Dans un environnement de plus en plus contraint, les entrées de ville sont un réservoir d’opportunités pour répondre aux enjeux de la crise du logement, de la réindustrialisation et de l’adaptation des villes au réchauffement climatique. Dans le cadre de la publication de son livre blanc sur les entrées de ville, Icade a donné la parole à Julien Meyrignac, rédacteur en chef de la revue Urbanisme.

La définition des entrées de ville a-t-elle évolué ?

Oui. Dans les années 1980, un certain nombre de collectivités ont commencé à s’intéresser à ces zones nées autour des axes majeurs de desserte des grandes agglomérations. Mais ce n’étaient alors pas les zones commerciales que l’on souhaitait revoir, mais le développement urbain le long de ces routes. La première opération emblématique a été le réaménagement de la Nationale 7, au Sud de Paris, mené par l’architecte Alain Sarfati. Il souhaitait valoriser les abords des routes qui étaient alors composés d’un ensemble hétérogène d’usines, d’ateliers et de grands ensembles. Dans les années 1990, avant que l’on ne parle de la « France Moche », l’on introduit ainsi dans le Code d’Urbanisme (Loi Barnier de 1995), l’interdiction de construire dans une bande de cent mètres de part et d’autre des axes routiers. Cette première vision des entrées de ville centrée sur leurs infrastructures a ensuite évolué pour désigner plus globalement les zones d’activité périphériques. En réalité, cette appellation « entrée de ville » est presque un abus de langage, car ces zones ne sont souvent pas directement connectées à une ville, contrairement aux anciens faubourgs. Ce sont des microvilles, des polarités, qui attirent les habitants du bassin de vie, des villages autour, mais aussi d’une voire plusieurs villes. Il s’agit autant d’ « entrées » que de « sorties » de ville.

 

Quel imaginaire doit-on développer pour habiter une zone commerciale ?

Revenons à la constitution même de ces espaces, qui ont été développés là où la desserte automobile était la plus efficace, près d’un échangeur ou d’un rond-point, et où le foncier était peu onéreux. Seule une minorité d’entre eux ont été développés suivant une vision d’ensemble notamment sur le plan architectural, la plupart uniquement par opportunité et sans contraintes. Une fois l’hypermarché installé, le terrain a été progressivement morcelé ; ce qui résulte aujourd’hui en une multitude de propriétaires, tous convaincus de la grande valeur de leurs biens. C’est un fait constitutif de leur faible malléabilité.

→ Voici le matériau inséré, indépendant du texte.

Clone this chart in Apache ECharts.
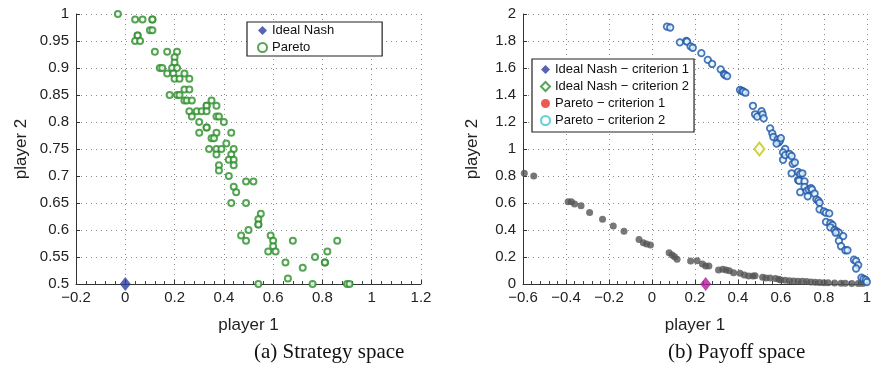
<!DOCTYPE html>
<html>
<head>
<meta charset="utf-8">
<script src="https://cdn.jsdelivr.net/npm/echarts@6/dist/echarts.min.js"></script>
<style>
  html, body { margin: 0; padding: 0; background: #fff; }
  #chart { width: 874px; height: 371px; }
</style>
</head>
<body>
<div id="chart"></div>
<script>
// (a) strategy space
const nashA = [[0, 0.5]]
const paretoAX = [-0.03, 0.04, 0.07, 0.11, 0.11, 0.10, 0.11, 0.05, 0.05, 0.04, 0.06,
  0.12, 0.17, 0.21, 0.20, 0.20, 0.14, 0.15, 0.19, 0.21, 0.17, 0.195, 0.24,
  0.20, 0.22, 0.26, 0.24, 0.26, 0.18, 0.21, 0.22, 0.24, 0.25, 0.27, 0.35,
  0.33, 0.33, 0.37, 0.26, 0.29, 0.31, 0.33, 0.27, 0.37, 0.38, 0.30, 0.40,
  0.33, 0.33, 0.30, 0.37, 0.43, 0.35, 0.36, 0.41, 0.34, 0.37, 0.39, 0.44,
  0.37, 0.43, 0.42, 0.44, 0.38, 0.44, 0.38, 0.42, 0.49, 0.52, 0.44, 0.45,
  0.43, 0.49, 0.55, 0.54, 0.54, 0.54, 0.50, 0.47, 0.59, 0.49, 0.60, 0.68, 0.86,
  0.60, 0.58, 0.61, 0.82, 0.77, 0.65, 0.81, 0.81, 0.72, 0.66, 0.54, 0.76, 0.90, 0.91]
const paretoAY = [1.0, 0.99, 0.99, 0.99, 0.99, 0.97, 0.97, 0.96, 0.96, 0.95, 0.95,
  0.93, 0.93, 0.93, 0.92, 0.91, 0.90, 0.90, 0.90, 0.90, 0.89, 0.89, 0.89,
  0.88, 0.88, 0.88, 0.86, 0.86, 0.85, 0.85, 0.85, 0.84, 0.84, 0.84, 0.84,
  0.83, 0.83, 0.83, 0.82, 0.82, 0.82, 0.82, 0.81, 0.81, 0.81, 0.80, 0.80,
  0.79, 0.79, 0.78, 0.78, 0.78, 0.77, 0.77, 0.76, 0.75, 0.75, 0.75, 0.75,
  0.74, 0.74, 0.73, 0.73, 0.72, 0.72, 0.71, 0.70, 0.69, 0.69, 0.68, 0.67,
  0.65, 0.65, 0.63, 0.62, 0.61, 0.61, 0.60, 0.59, 0.59, 0.58, 0.58, 0.58, 0.58,
  0.57, 0.56, 0.56, 0.56, 0.55, 0.54, 0.54, 0.54, 0.53, 0.51, 0.50, 0.50, 0.50, 0.50]

// (b) payoff space
const nash1B = [[0.25, 0]]
const nash2B = [[0.5, 1.0]]
const front1X = [-0.594, -0.55, -0.39, -0.375, -0.36, -0.33, -0.29, -0.23, -0.18, -0.13,
  -0.06, -0.04, -0.025, -0.007, 0.08, 0.094, 0.105, 0.117, 0.18, 0.21, 0.235, 0.25, 0.265,
  0.31, 0.33, 0.345, 0.36, 0.38, 0.41, 0.43, 0.45, 0.47, 0.48, 0.515, 0.53, 0.55, 0.575,
  0.59, 0.60, 0.62, 0.64, 0.66, 0.68, 0.70, 0.72, 0.74, 0.76, 0.78, 0.80, 0.82, 0.85,
  0.88, 0.90, 0.93, 0.96, 0.98]
const front1Y = [0.82, 0.80, 0.61, 0.61, 0.593, 0.58, 0.53, 0.48, 0.43, 0.39,
  0.33, 0.306, 0.296, 0.289, 0.232, 0.215, 0.202, 0.183, 0.17, 0.173, 0.148, 0.133, 0.133,
  0.104, 0.109, 0.104, 0.099, 0.084, 0.079, 0.067, 0.059, 0.059, 0.061, 0.05, 0.044, 0.044, 0.04,
  0.035, 0.03, 0.028, 0.025, 0.022, 0.02, 0.02, 0.018, 0.015, 0.013, 0.012, 0.01, 0.01, 0.008,
  0.006, 0.005, 0.004, 0.004, 0.003]
const front2X = [0.07, 0.085, 0.13, 0.16, 0.163, 0.18, 0.19, 0.23, 0.26, 0.28, 0.32, 0.335,
  0.34, 0.35, 0.41, 0.42, 0.425, 0.435, 0.47, 0.48, 0.49, 0.51, 0.515, 0.52, 0.55, 0.56,
  0.565, 0.585, 0.59, 0.595, 0.60, 0.58, 0.62, 0.61, 0.61, 0.62, 0.64, 0.65, 0.655, 0.665,
  0.65, 0.68, 0.69, 0.70, 0.68, 0.685, 0.71, 0.69, 0.71, 0.72, 0.73, 0.74, 0.745, 0.725,
  0.757, 0.765, 0.774, 0.78, 0.78, 0.80, 0.81, 0.825, 0.81, 0.83, 0.84, 0.83, 0.85, 0.86,
  0.87, 0.855, 0.89, 0.87, 0.88, 0.90, 0.91, 0.94, 0.95, 0.96, 0.95, 0.975, 0.985, 0.995, 1.0]
const front2Y = [1.906, 1.90, 1.79, 1.80, 1.795, 1.76, 1.75, 1.71, 1.66, 1.63, 1.59, 1.556,
  1.548, 1.54, 1.437, 1.43, 1.425, 1.417, 1.32, 1.257, 1.24, 1.28, 1.257, 1.227, 1.153, 1.116,
  1.089, 1.07, 1.05, 1.06, 1.08, 1.04, 1.0, 0.975, 0.92, 0.955, 0.963, 0.948, 0.89, 0.9,
  0.82, 0.83, 0.815, 0.82, 0.77, 0.765, 0.76, 0.68, 0.72, 0.69, 0.70, 0.71, 0.70, 0.65,
  0.67, 0.627, 0.617, 0.602, 0.553, 0.538, 0.528, 0.523, 0.46, 0.45, 0.437, 0.42, 0.40, 0.39,
  0.38, 0.38, 0.355, 0.32, 0.28, 0.25, 0.25, 0.18, 0.17, 0.14, 0.115, 0.047, 0.037, 0.03, 0.015]

const legendA = ['Ideal Nash', 'Pareto']
const legendB = ['Ideal Nash \u2212 criterion 1', 'Ideal Nash \u2212 criterion 2',
  'Pareto \u2212 criterion 1', 'Pareto \u2212 criterion 2']

const zip = (xs, ys) => xs.map((x, i) => [x, ys[i]])
const fmt = v => String(+v.toFixed(2)).replace('-', '\u2212')
const font = 'Liberation Sans, Arial, sans-serif'

function xAxisOf (grid, min, max) {
  return {
    gridIndex: grid,
    type: 'value',
    min: min,
    max: max,
    interval: 0.2,
    name: 'player 1',
    nameLocation: 'middle',
    nameGap: 33,
    nameTextStyle: { fontFamily: font, fontSize: 17, color: '#222' },
    axisLine: { show: true, onZero: false, lineStyle: { color: '#333', width: 1 } },
    axisTick: { inside: true, length: 4, lineStyle: { color: '#333' } },
    minorTick: { show: true, splitNumber: 5, length: 3, lineStyle: { color: '#444' } },
    axisLabel: { formatter: fmt, fontFamily: font, fontSize: 15, color: '#222', margin: 6 },
    splitLine: { show: true, lineStyle: { color: '#8a8a8a', type: [1, 4] } }
  }
}

function yAxisOf (grid, min, max, interval, gap) {
  return {
    gridIndex: grid,
    type: 'value',
    min: min,
    max: max,
    interval: interval,
    name: 'player 2',
    nameLocation: 'middle',
    nameGap: gap,
    nameTextStyle: { fontFamily: font, fontSize: 17, color: '#222' },
    axisLine: { show: true, onZero: false, lineStyle: { color: '#333', width: 1 } },
    axisTick: { inside: true, length: 4, lineStyle: { color: '#333' } },
    axisLabel: { formatter: fmt, fontFamily: font, fontSize: 15, color: '#222', margin: 7 },
    splitLine: { show: true, lineStyle: { color: '#8a8a8a', type: [1, 4] } }
  }
}

const legendStyle = {
  orient: 'vertical',
  itemWidth: 9,
  itemHeight: 9,
  itemGap: 4,
  borderColor: '#222',
  borderWidth: 1.2,
  borderRadius: 0,
  backgroundColor: '#fff',
  textStyle: { fontFamily: font, fontSize: 13, color: '#111', lineHeight: 13 }
}

const chart = echarts.init(document.getElementById('chart'))
chart.setOption({
  animation: false,
  grid: [
    { left: 76, right: 453, top: 14, bottom: 87 },
    { left: 523, right: 6, top: 14, bottom: 87 }
  ],
  xAxis: [xAxisOf(0, -0.2, 1.2), xAxisOf(1, -0.6, 1)],
  yAxis: [yAxisOf(0, 0.5, 1, 0.05, 46), yAxisOf(1, 0, 2, 0.2, 42)],
  legend: [
    Object.assign({}, legendStyle, { data: legendA, left: 247, top: 22, padding: [2, 48, 2, 10] }),
    Object.assign({}, legendStyle, { data: legendB, left: 532, top: 59, padding: [4, 5, 5, 8] })
  ],
  graphic: [
    { type: 'text', left: 254, top: 342, style: { text: '(a) Strategy space', font: '21px "Liberation Serif", "Times New Roman", serif', fill: '#111', textAlign: 'center' } },
    { type: 'text', left: 668, top: 342, style: { text: '(b) Payoff space', font: '21px "Liberation Serif", "Times New Roman", serif', fill: '#111', textAlign: 'center' } }
  ],
  series: [
    {
      name: 'Pareto', type: 'scatter', xAxisIndex: 0, yAxisIndex: 0, clip: false,
      symbol: 'emptyCircle', symbolSize: 6,
      itemStyle: { color: '#2a8f2a', borderColor: '#2a8f2a', borderWidth: 1.3 },
      data: zip(paretoAX, paretoAY)
    },
    {
      name: 'Ideal Nash', type: 'scatter', xAxisIndex: 0, yAxisIndex: 0, clip: false,
      symbol: 'diamond', symbolSize: [11, 14],
      itemStyle: { color: '#2b3f9e' },
      data: nashA
    },
    // legend entries of (b); the plotted marks use other colours
    { name: legendB[0], type: 'scatter', xAxisIndex: 1, yAxisIndex: 1, symbol: 'diamond', itemStyle: { color: '#2b3f9e' }, data: [] },
    { name: legendB[1], type: 'scatter', xAxisIndex: 1, yAxisIndex: 1, symbol: 'emptyDiamond', itemStyle: { color: '#2a8f2a', borderWidth: 1.3 }, data: [] },
    { name: legendB[2], type: 'scatter', xAxisIndex: 1, yAxisIndex: 1, symbol: 'circle', itemStyle: { color: '#e8302a' }, data: [] },
    { name: legendB[3], type: 'scatter', xAxisIndex: 1, yAxisIndex: 1, symbol: 'emptyCircle', itemStyle: { color: '#3ac6cf', borderWidth: 1.3 }, data: [] },
    {
      name: 'front1', type: 'scatter', xAxisIndex: 1, yAxisIndex: 1, clip: false,
      symbol: 'circle', symbolSize: 7,
      itemStyle: { color: '#555555' },
      data: zip(front1X, front1Y)
    },
    {
      name: 'front2', type: 'scatter', xAxisIndex: 1, yAxisIndex: 1, clip: false,
      symbol: 'circle', symbolSize: 6.5,
      itemStyle: { color: '#e4f8fb', borderColor: '#1e54a8', borderWidth: 1.8 },
      data: zip(front2X, front2Y)
    },
    {
      name: 'nash1', type: 'scatter', xAxisIndex: 1, yAxisIndex: 1, clip: false,
      symbol: 'diamond', symbolSize: [11, 14],
      itemStyle: { color: '#b01a9c' },
      data: nash1B
    },
    {
      name: 'nash2', type: 'scatter', xAxisIndex: 1, yAxisIndex: 1, clip: false,
      symbol: 'emptyDiamond', symbolSize: [10, 13],
      itemStyle: { color: '#c6c400', borderColor: '#c6c400', borderWidth: 1.6 },
      data: nash2B
    }
  ]
})
</script>
</body>
</html>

Cela ne veut pas dire que ces zones n’ont pas commencé à changer. Certaines d’entre elles ont été requalifiées, mettant l’accent sur la diversification des activités, d’autres ont été densifiées avec l’installation de bureaux ou d’hôtels, et d’autres diversifiées en remplaçant des magasins par des logements, car la ville s’est rapprochée. Cela a été le cas dans des territoires en croissance démographique, entre Bayonne et Anglet (Pyrénées-Atlantiques) par exemple ou encore à la Valette-du-Var, près de Toulon.

L’enjeu contemporain n’est plus de considérer ces zones à l’échelle locale ou intercommunale, mais nationale. La loi Zéro Artificialisation Nette rend ces zones intéressantes, car il sera plus facile et moins cher d’y construire que dans les centres-villes. Cela ne les rend pas pour autant désirables. Plus qu’un imaginaire à développer, ce seront les qualités intrinsèques qui convaincront les habitants de s’y installer. Il faudra qu’ils y trouvent des logements abordables, de qualité, plus grands qu’en centre-ville ou même avec un extérieur. Mais aussi des commerces de proximité et des services, tels que des garderies et écoles.

 

Comment refaire de vraies zones d’entrée de ville, lieux d’interconnexion des campagnes et des centres villes ?

Il ne faut pas se tromper sur le sujet : ces zones deviendront des villes, mais des villes poreuses. Il faut arriver à tisser des liens entre ces nouvelles villes et les zones agricoles. La loi ZAN est une véritable opportunité collective de changer d’état d’esprit. Plutôt que de poursuivre la logique de la prédation qui a dicté le développement urbain depuis 50 ans, on doit réussir à mieux partager nos espaces.